A recent US study showed that of 60 functionally independent individuals aged 75 or older who were admitted to hospital from their home for acute illness, 75% were no longer independent on discharge. That included 15% who were discharged to nursing homes.
By intervening, I am not of course in any way suggesting that my hon. Friend needs to take the weight off his feet after that sad list of symptoms. He is rightly concentrating on the needs and degeneration of older people who go into hospital, but does he agree that ambulatory care is also important for younger people? In our local general hospital, the Horton, there is a marvellous new children’s out-patient service, which is used by both his constituents and mine. Does he agree that that is a centrally important part of the offer of that hospital, which provides acute in-patient care as well as the out-patient care on the side?
I thank my hon. Friend for allowing me to have a rest and to make the most of that time—as I get older, I need that. I do agree with her; she makes a very valid point. I am concentrating on older people because traditionally that is where the population who have used the hospital in Henley have come from. I think that in the past year only one was under 55. But as I said, my hon. Friend makes a very valid point.
In many cases, the decline that people experience cannot be attributed to the progression of the acute problem for which they were hospitalised in the first place. An example is pneumonia. Even if the disease is cured in a few days or, indeed, if a hip fracture repair is technically perfect and uncomplicated, the patient may never return to the same functional status as they had before they went into hospital.
According to the US study, between 30% and 60% of patients with hip fractures are discharged from the hospital to nursing homes; 20% to 30% of those persons are still residing in nursing homes one year later. Only 20% of one large group of patients returned to their pre-operative functional level after a hip fracture repair.
Many hospitalised patients have difficulty implementing their habitual strategies to avoid incontinence. The environment is unfamiliar. The path to the toilet may not be clear. The high bed may be intimidating. The bed rail becomes an absolute barrier, and the various “tethers”, such as intravenous lines, nasal oxygen lines and catheters, become restraining harnesses. About 40% to 50% of hospitalised persons over the age of 65 are incontinent within a few days of hospitalisation. A high percentage of hospitalised older persons discharged to nursing homes never return to their homes or community. In one study, 55% of persons over the age of 65 who entered nursing homes remained for more than a year. Many of the others were discharged to other hospitals or long-term care facilities, or simply died. The outcome for many hospitalised elders is loss of home and, ultimately, loss of place.

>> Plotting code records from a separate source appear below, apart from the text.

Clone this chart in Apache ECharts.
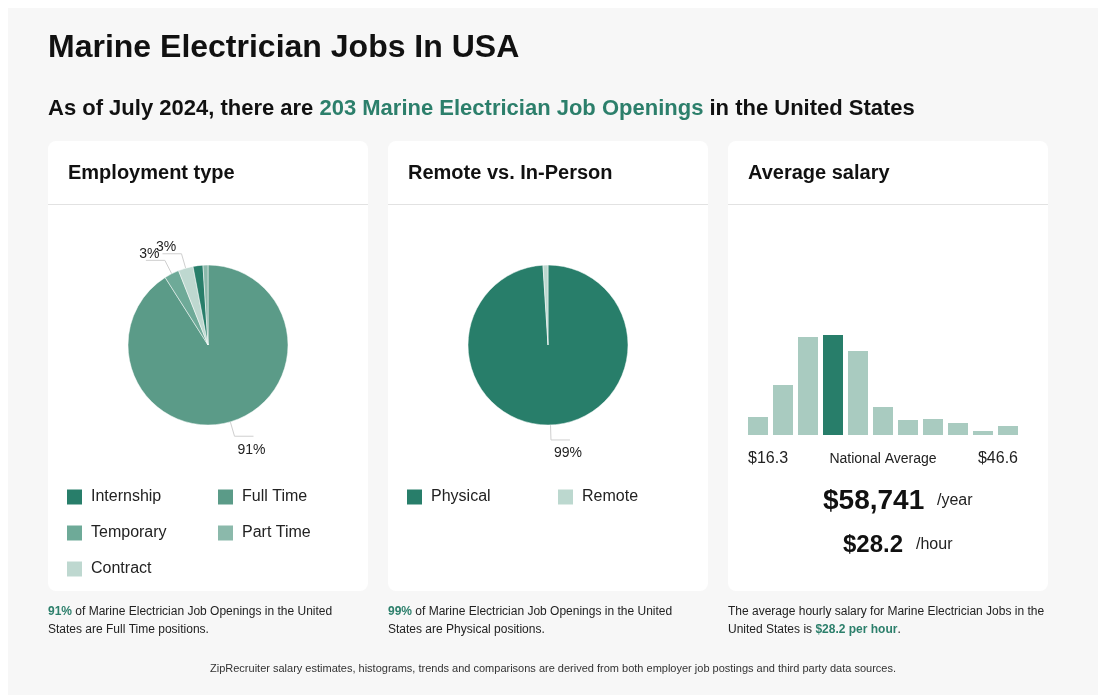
<!DOCTYPE html>
<html><head><meta charset="utf-8">
<script src="https://cdn.jsdelivr.net/npm/echarts@6/dist/echarts.min.js"></script>
<style>html,body{margin:0;padding:0;background:#fff;} #c{width:1110px;height:695px;}</style>
</head><body><div id="c"></div>
<script>
// ---- data ----
const employmentTypes = ['Full Time', 'Temporary', 'Contract', 'Internship', 'Part Time'];
const employmentShares = [91, 3, 3, 2, 1];
const employmentLegendLeft = ['Internship', 'Temporary', 'Contract'];
const employmentLegendRight = ['Full Time', 'Part Time'];
const workModes = ['Physical', 'Remote'];
const workModeShares = [99, 1];
const salaryBins = ['1', '2', '3', '4', '5', '6', '7', '8', '9', '10', '11'];
const salaryCounts = [18, 50, 98, 100, 84, 28, 15, 16, 12, 4, 9];
const nationalAverageBin = 3;
const salaryMinLabel = '$16.3';
const salaryMaxLabel = '$46.6';
const annualSalary = '$58,741';
const hourlySalary = '$28.2';

// ---- styles ----
const FONT = '"Liberation Sans", Arial, Helvetica, sans-serif';
const GREEN = '#2c7f6b';
const typeColors = {
  'Internship': '#287e6a', 'Full Time': '#5b9b88', 'Temporary': '#6eaa98',
  'Part Time': '#8bb9ab', 'Contract': '#bed8d0'
};
const modeColors = { 'Physical': '#287e6a', 'Remote': '#bcd8cf' };

function pieData(names, values, colors) {
  return names.map((n, i) => ({
    name: n, value: values[i],
    itemStyle: { color: colors[n] },
    label: { show: values[i] >= 3 },
    labelLine: { show: values[i] >= 3 }
  }));
}

function pieLabelLayout(params) {
  const pts = params.labelLinePoints;
  if (!pts) return {};
  const end = pts[pts.length - 1];
  const right = end[0] >= pts[1][0];
  const down = pts[1][1] >= pts[0][1];
  return {
    x: end[0] + (right ? -2 : 3.5),
    y: end[1] + (down ? 13.5 : -6.5),
    align: 'center', verticalAlign: 'middle',
    labelLinePoints: pts
  };
}

function pieSeries(center, names, values, colors) {
  return {
    type: 'pie', center: center, radius: 80, startAngle: 90, clockwise: true,
    avoidLabelOverlap: false,
    data: pieData(names, values, colors),
    label: { formatter: '{d}%', fontSize: 14, color: '#222', fontFamily: FONT },
    labelLine: { length: 15, length2: 19, smooth: false, lineStyle: { color: '#cfcfcf', width: 1 } },
    labelLayout: pieLabelLayout,
    itemStyle: { borderColor: '#ffffff', borderWidth: 0.5 },
    emphasis: { disabled: true }, silent: true
  };
}

function legend(names, left, top, orient) {
  return {
    data: names, left: left, top: top, orient: orient || 'vertical',
    itemWidth: 15, itemHeight: 15, itemGap: 20, padding: 0,
    icon: 'rect', selectedMode: false,
    itemStyle: { borderWidth: 0 },
    textStyle: { fontSize: 16, color: '#222', fontFamily: FONT, padding: [0, 0, 0, 4] }
  };
}

function txt(text, x, y, size, opts) {
  return Object.assign({
    type: 'text', z: 10,
    style: Object.assign({
      text: text, x: x, y: y, fontSize: size, fontFamily: FONT, fill: '#222',
      align: 'left', verticalAlign: 'middle'
    }, opts || {})
  });
}

const graphics = [];
graphics.push({ type: 'rect', z: 0, shape: { x: 8, y: 8, width: 1090, height: 700 }, style: { fill: '#f7f7f7' } });
const cardTitles = ['Employment type', 'Remote vs. In-Person', 'Average salary'];
cardTitles.forEach((t, i) => {
  const x = 48 + i * 340;
  graphics.push({ type: 'rect', z: 1, shape: { x: x, y: 141, width: 320, height: 450, r: 8 }, style: { fill: '#ffffff' } });
  graphics.push({ type: 'line', z: 2, shape: { x1: x, y1: 204.5, x2: x + 320, y2: 204.5 }, style: { stroke: '#e2e2e2', lineWidth: 1 } });
  graphics.push(txt(t, x + 20, 173.5, 20, { fontWeight: 'bold', fill: '#111' }));
});
graphics.push(txt('Marine Electrician Jobs In USA', 48, 48, 32, { fontWeight: 'bold', fill: '#111' }));
graphics.push(txt('{a|As of July 2024, there are }{b|203 Marine Electrician Job Openings}{a| in the United States}', 48, 109, 22, {
  fontWeight: 'bold',
  rich: {
    a: { fontSize: 22, fontWeight: 'bold', fontFamily: FONT, fill: '#111' },
    b: { fontSize: 22, fontWeight: 'bold', fontFamily: FONT, fill: GREEN }
  }
}));

const noteRich = {
  n: { fontSize: 12, fontFamily: FONT, fill: '#222' },
  g: { fontSize: 12, fontFamily: FONT, fill: GREEN, fontWeight: 'bold' }
};
graphics.push(txt('{g|91%}{n| of Marine Electrician Job Openings in the United}', 48, 611.5, 12, { rich: noteRich }));
graphics.push(txt('States are Full Time positions.', 48, 629.5, 12));
graphics.push(txt('{g|99%}{n| of Marine Electrician Job Openings in the United}', 388, 611.5, 12, { rich: noteRich }));
graphics.push(txt('States are Physical positions.', 388, 629.5, 12));
graphics.push(txt('The average hourly salary for Marine Electrician Jobs in the', 728, 611.5, 12));
graphics.push(txt('{n|United States is }{g|$28.2 per hour}{n|.}', 728, 629.5, 12, { rich: noteRich }));
graphics.push(txt('ZipRecruiter salary estimates, histograms, trends and comparisons are derived from both employer job postings and third party data sources.', 553, 668.5, 11, { align: 'center', fill: '#333' }));

graphics.push(txt(salaryMinLabel, 748, 459, 16));
graphics.push(txt('National Average', 883, 459.5, 14, { align: 'center' }));
graphics.push(txt(salaryMaxLabel, 1018, 459, 16, { align: 'right' }));
graphics.push(txt(annualSalary, 823, 501, 28, { fontWeight: 'bold', fill: '#111' }));
graphics.push(txt('/year', 937, 501, 16));
graphics.push(txt(hourlySalary, 843, 545, 24, { fontWeight: 'bold', fill: '#111' }));
graphics.push(txt('/hour', 916, 545, 16));

const chart = echarts.init(document.getElementById('c'), null, { renderer: 'canvas' });
chart.setOption({
  animation: false,
  textStyle: { fontFamily: FONT },
  graphic: { elements: graphics },
  legend: [
    legend(employmentLegendLeft, 67, 489),
    legend(employmentLegendRight, 218, 489),
    legend([workModes[0]], 407, 489),
    legend([workModes[1]], 558, 489)
  ],
  grid: { left: 745.5, top: 335, width: 275, height: 100, containLabel: false },
  xAxis: { type: 'category', data: salaryBins, show: false },
  yAxis: { type: 'value', min: 0, max: 100, show: false },
  series: [
    pieSeries([208, 345], employmentTypes, employmentShares, typeColors),
    pieSeries([548, 345], workModes, workModeShares, modeColors),
    {
      type: 'bar', barWidth: 20, silent: true, z: 5,
      data: salaryCounts.map((v, i) => ({
        value: v,
        itemStyle: { color: i === nationalAverageBin ? '#287e6a' : '#a9cbc0' }
      }))
    }
  ]
});
</script>
</body></html>
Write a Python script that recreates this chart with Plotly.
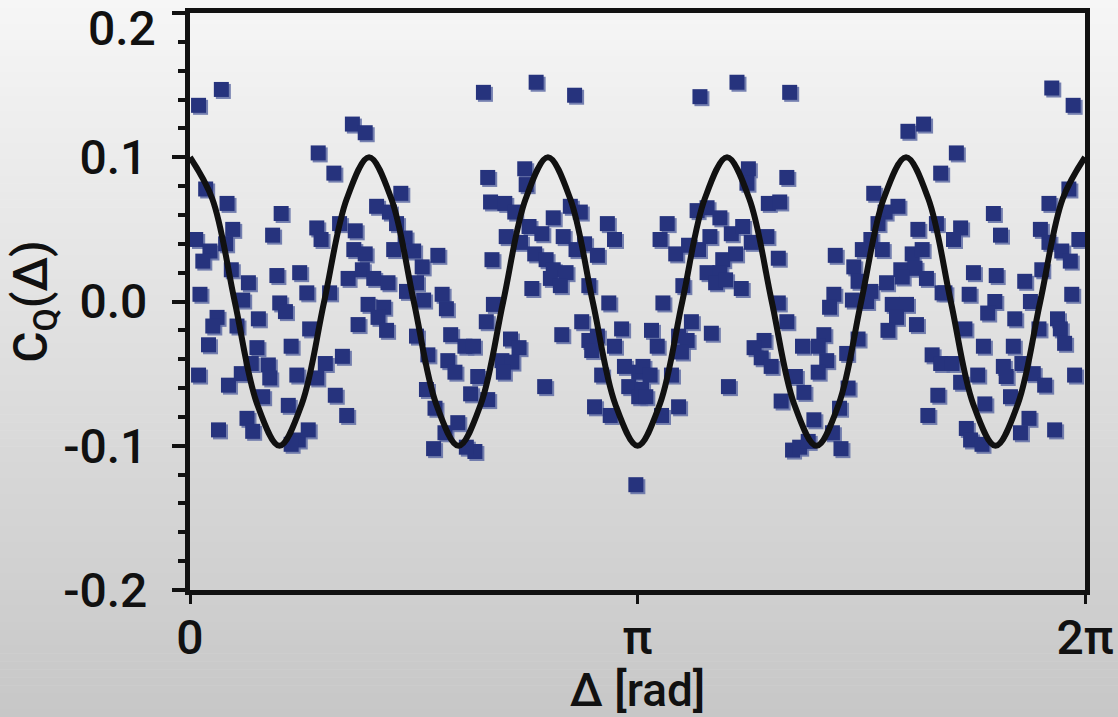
import plotly.graph_objects as go

# ---------------- data ----------------
delta_rad = [
    0.22, 0.06, 0.90, 1.01, 0.11, 0.26, 0.64, 0.04, 0.30, 0.58, 0.89, 0.92, 0.14, 0.09, 0.25, 0.29, 0.61, 0.77,
    0.07, 0.41, 0.37, 0.63, 0.67, 0.82, 0.98, 0.19, 0.16, 0.33, 0.48, 0.13, 0.47, 0.71, 0.84, 0.06, 0.27, 0.36,
    0.55, 0.56, 0.75, 0.43, 0.95, 0.89, 0.51, 0.69, 1.02, 0.40, 0.20, 0.44, 0.76, 0.83, 0.71,
    2.06, 1.14, 1.23, 2.09, 2.11, 1.48, 1.31, 1.40, 1.45, 1.05, 1.16, 1.51, 1.15, 1.23, 1.43, 1.57, 1.74, 2.12,
    1.63, 1.11, 1.21, 1.29, 1.39, 1.52, 1.59, 1.64, 1.25, 1.36, 1.77, 1.80, 1.32, 1.18, 1.38, 2.08, 2.13, 1.59,
    1.83, 1.07, 1.67, 1.81, 1.93, 1.99, 1.86, 2.02, 1.66, 1.97, 2.09, 1.10, 1.72, 1.79, 1.88, 1.71, 2.00, 1.94,
    2.43, 2.70, 2.35, 2.36, 2.21, 2.28, 2.67, 2.74, 2.55, 2.93, 2.98, 2.22, 2.38, 2.47, 2.32, 2.62, 2.77, 2.86,
    2.71, 2.42, 2.50, 2.55, 2.64, 2.53, 2.60, 2.40, 2.80, 2.94, 2.75, 3.03, 2.61, 2.25, 2.80, 2.31, 2.86, 2.98,
    2.82, 2.19, 2.26, 2.20, 3.05, 3.15, 2.89, 3.08, 3.15, 2.49, 2.84, 2.95, 3.13,
    3.58, 3.84, 4.21, 3.92, 3.91, 4.19, 3.56, 3.63, 3.72, 4.06, 4.14, 3.35, 3.30, 3.41, 3.50, 3.57, 3.65, 3.80,
    3.88, 3.94, 4.05, 4.13, 3.74, 3.83, 3.63, 3.72, 3.69, 3.76, 3.46, 3.87, 3.32, 4.13, 3.52, 3.66, 4.19, 3.24,
    3.43, 3.49, 3.28, 3.45, 4.03, 3.96, 4.01, 4.08, 3.18, 3.23, 3.38, 3.17, 3.20, 3.78, 4.15, 3.43, 3.31, 4.23,
    5.04, 5.15, 5.27, 4.80, 4.97, 4.88, 4.83, 5.11, 5.24, 4.78, 4.53, 4.72, 4.86, 5.07, 5.14, 4.66, 4.99, 5.09,
    4.69, 4.89, 5.00, 5.17, 4.52, 4.78, 4.49, 4.65, 4.75, 4.93, 5.03, 5.28, 4.96, 4.90, 5.10, 4.45, 4.69, 4.30,
    4.41, 4.47, 4.61, 5.21, 5.27, 4.41, 4.25, 4.31, 4.62, 5.25, 4.56, 5.18, 4.38, 4.51, 4.28, 4.34, 4.57,
    6.05, 6.20, 5.38, 6.17, 6.03, 5.64, 5.41, 5.36, 5.69, 5.97, 6.03, 6.24, 6.12, 6.18, 5.98, 5.50, 5.66, 5.86,
    5.30, 5.47, 6.19, 5.65, 5.90, 5.60, 5.79, 5.96, 6.09, 6.11, 5.44, 5.57, 5.78, 6.14, 5.35, 5.71, 5.84, 5.53,
    5.73, 5.92, 6.00, 6.21, 5.41, 5.76, 5.58, 5.89, 5.45, 5.48, 5.56, 5.83, 6.07,
]
c_q = [
    0.147, 0.136, 0.103, 0.089, 0.078, 0.068, 0.061, 0.043, 0.050, 0.046, 0.051, 0.043, 0.035, 0.028, 0.040, 0.022, 0.018, 0.020,
    0.005, 0.013, 0.001, -0.001, -0.007, 0.006, 0.006, -0.011, -0.017, -0.017, -0.012, -0.030, -0.032, -0.031, -0.019, -0.051, -0.058, -0.050,
    -0.044, -0.053, -0.051, -0.043, -0.043, -0.053, -0.066, -0.072, -0.065, -0.081, -0.089, -0.090, -0.096, -0.089, -0.099,
    0.145, 0.123, 0.117, 0.086, 0.069, 0.075, 0.066, 0.062, 0.054, 0.054, 0.049, 0.044, 0.036, 0.033, 0.036, 0.035, 0.032, 0.029,
    0.024, 0.016, 0.022, 0.016, 0.013, 0.007, 0.013, 0.001, -0.002, -0.004, 0.005, -0.005, -0.011, -0.016, -0.020, -0.014, -0.002, -0.024,
    -0.023, -0.038, -0.037, -0.041, -0.031, -0.031, -0.049, -0.052, -0.061, -0.064, -0.068, -0.079, -0.074, -0.091, -0.084, -0.102, -0.104, -0.101,
    0.152, 0.143, 0.092, 0.081, 0.068, 0.062, 0.066, 0.062, 0.058, 0.054, 0.043, 0.045, 0.052, 0.047, 0.041, 0.045, 0.040, 0.032,
    0.036, 0.033, 0.029, 0.022, 0.020, 0.016, 0.011, 0.009, 0.011, -0.001, -0.014, -0.019, -0.023, -0.026, -0.027, -0.032, -0.024, -0.031,
    -0.034, -0.041, -0.042, -0.049, -0.045, -0.049, -0.051, -0.059, -0.066, -0.059, -0.073, -0.079, -0.127,
    0.142, 0.152, 0.145, 0.092, 0.082, 0.086, 0.063, 0.065, 0.058, 0.068, 0.069, 0.054, 0.043, 0.033, 0.039, 0.036, 0.045, 0.047,
    0.052, 0.041, 0.045, 0.030, 0.029, 0.033, 0.020, 0.020, 0.013, 0.015, 0.011, 0.009, -0.001, -0.001, -0.014, -0.022, -0.014, -0.020,
    -0.024, -0.027, -0.031, -0.035, -0.027, -0.032, -0.039, -0.045, -0.045, -0.051, -0.051, -0.061, -0.066, -0.059, -0.069, -0.073, -0.079, -0.103,
    0.118, 0.123, 0.089, 0.075, 0.066, 0.062, 0.054, 0.050, 0.054, 0.043, 0.032, 0.036, 0.036, 0.033, 0.036, 0.024, 0.022, 0.023,
    0.014, 0.013, 0.017, 0.016, 0.005, 0.007, -0.004, 0.001, 0.000, -0.002, -0.002, 0.006, -0.011, -0.020, -0.016, -0.023, -0.026, -0.031,
    -0.031, -0.041, -0.036, -0.037, -0.043, -0.049, -0.052, -0.063, -0.060, -0.065, -0.074, -0.079, -0.082, -0.091, -0.101, -0.097, -0.102,
    0.148, 0.136, 0.103, 0.078, 0.068, 0.061, 0.051, 0.043, 0.046, 0.050, 0.041, 0.043, 0.035, 0.028, 0.022, 0.020, 0.018, 0.014,
    0.006, 0.005, 0.005, 0.000, 0.000, -0.008, -0.012, -0.019, -0.012, -0.019, -0.019, -0.031, -0.031, -0.029, -0.043, -0.045, -0.043, -0.051,
    -0.052, -0.050, -0.058, -0.051, -0.056, -0.066, -0.071, -0.081, -0.088, -0.096, -0.099, -0.091, -0.089,
]

# fitted curve, read at eighth-period steps (period 2*pi/5)
curve_x = [0.000, 0.157, 0.314, 0.471, 0.628, 0.785, 0.942, 1.100, 1.257, 1.414, 1.571, 1.728, 1.885, 2.042,
           2.199, 2.356, 2.513, 2.670, 2.827, 2.985, 3.142, 3.299, 3.456, 3.613, 3.770, 3.927, 4.084, 4.241,
           4.398, 4.555, 4.712, 4.869, 5.027, 5.184, 5.341, 5.498, 5.655, 5.812, 5.969, 6.126, 6.283]
curve_y = [0.1, 0.071, 0.0, -0.071, -0.1, -0.071, 0.0, 0.071,
           0.1, 0.071, 0.0, -0.071, -0.1, -0.071, 0.0, 0.071,
           0.1, 0.071, 0.0, -0.071, -0.1, -0.071, 0.0, 0.071,
           0.1, 0.071, 0.0, -0.071, -0.1, -0.071, 0.0, 0.071,
           0.1, 0.071, 0.0, -0.071, -0.1, -0.071, 0.0, 0.071, 0.1]

x_range = [0, 6.2831853]
y_range = [-0.2, 0.2]
x_tickvals = [0, 3.14159265, 6.2831853]
x_ticktext = ["0", "π", "2π"]
y_tickvals = [-0.2, -0.1, 0.0, 0.1, 0.2]
y_ticktext = ["-0.2", "-0.1", "0.0", "0.1", ""]

# ---------------- figure ----------------
W, H = 1118, 717
SH = 2                      # drop-shadow offset in px
PL, PT, PW, PH = 190, 13, 895, 577   # main plot box
ML, MT = PL, PT
MR = W - (PL + PW + SH)
MB = H - (PT + PH + SH)
aw, ah = PW + SH, PH + SH   # paper area

FONT = "Roboto, Liberation Sans, Arial, sans-serif"
INK = "#111111"
NAVY = "#26337d"
SHADOW = "rgba(95,108,165,0.85)"
FS = 48

fig = go.Figure()

# shadow copy of the markers on a hidden pair of axes shifted by SH px
fig.add_trace(go.Scatter(
    x=delta_rad, y=c_q, mode="markers", xaxis="x", yaxis="y",
    marker=dict(symbol="square", size=15, color=SHADOW, line=dict(width=0)),
    showlegend=False, hoverinfo="skip",
))
fig.add_trace(go.Scatter(
    x=delta_rad, y=c_q, mode="markers", xaxis="x2", yaxis="y2",
    marker=dict(symbol="square", size=15, color=NAVY, line=dict(width=0)),
    showlegend=False, hoverinfo="x+y",
))
fig.add_trace(go.Scatter(
    x=curve_x, y=curve_y, mode="lines", xaxis="x2", yaxis="y2",
    line=dict(color=INK, width=6, shape="spline", smoothing=1.0),
    showlegend=False,
))

# vertical background gradient (whole canvas)
shapes = []
n = 90
top_c, bot_c = 246, 199
for i in range(n):
    py0 = H * i / n
    py1 = H * (i + 1) / n + 0.6
    g = round(top_c + (bot_c - top_c) * (i + 0.5) / n)
    shapes.append(dict(
        type="rect", xref="paper", yref="paper", layer="below",
        x0=-ML / aw, x1=(W - ML) / aw,
        y0=(H - MB - py1) / ah, y1=(H - MB - py0) / ah,
        fillcolor=f"rgb({g},{g},{g})", line=dict(width=0),
    ))

hidden = dict(visible=False, showgrid=False, zeroline=False, fixedrange=True)
TF = dict(family=FONT, size=FS, color=INK, weight=500)

fig.update_layout(
    width=W, height=H,
    margin=dict(l=ML, r=MR, t=MT, b=MB, pad=0, autoexpand=False),
    paper_bgcolor="rgba(0,0,0,0)", plot_bgcolor="rgba(0,0,0,0)",
    shapes=shapes,
    font=dict(family=FONT, color=INK, size=FS),
    xaxis=dict(range=x_range, domain=[SH / aw, 1], anchor="y", **hidden),
    yaxis=dict(range=y_range, domain=[0, PH / ah], anchor="x", **hidden),
    xaxis2=dict(
        range=x_range, domain=[0, PW / aw], anchor="y2", automargin=False,
        showgrid=False, zeroline=False,
        showline=True, linewidth=5, linecolor=INK, mirror=True,
        ticks="outside", ticklen=9, tickwidth=3, tickcolor=INK,
        tickvals=x_tickvals, ticktext=x_ticktext,
        tickfont=TF,
        ticklabelstandoff=-8,
        title=dict(text="Δ [rad]", font=dict(family=FONT, size=46, color=INK, weight=500), standoff=8),
    ),
    yaxis2=dict(
        range=y_range, domain=[SH / ah, 1], anchor="x2", automargin=False,
        showgrid=False, zeroline=False,
        showline=True, linewidth=5, linecolor=INK, mirror=True,
        ticks="outside", ticklen=13, tickwidth=4, tickcolor=INK,
        tickvals=y_tickvals, ticktext=y_ticktext,
        tickfont=TF,
        ticklabelstandoff=15,
        minor=dict(ticks="outside", ticklen=7, tickwidth=4, tickcolor=INK, dtick=0.02, tick0=0),
        title=dict(text="C<sub>Q</sub>(Δ)", font=dict(family=FONT, size=FS, color=INK, weight=500), standoff=2),
    ),
    annotations=[dict(
        x=0, y=0.2, xref="x2 domain", yref="y2", text="0.2", showarrow=False,
        xanchor="right", yanchor="middle", xshift=-32, yshift=-15,
        font=TF,
    )],
)

fig.write_html("out.html", config={"displayModeBar": False},
               post_script="document.body.style.margin='0';")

It is most important that relationships among physicians, nurses and other health professionals reflect the interdisciplinary nature of the whole of this process. In particular, I am a great enthusiast for the integration of the NHS with social care. That needs to move ahead very quickly to give the clinicians the responsibility for commissioning the social care that is required. Maintaining wellness and independence in the community prevents conditions deteriorating and therefore results in better health outcomes. Emergency hospital admissions are distressing.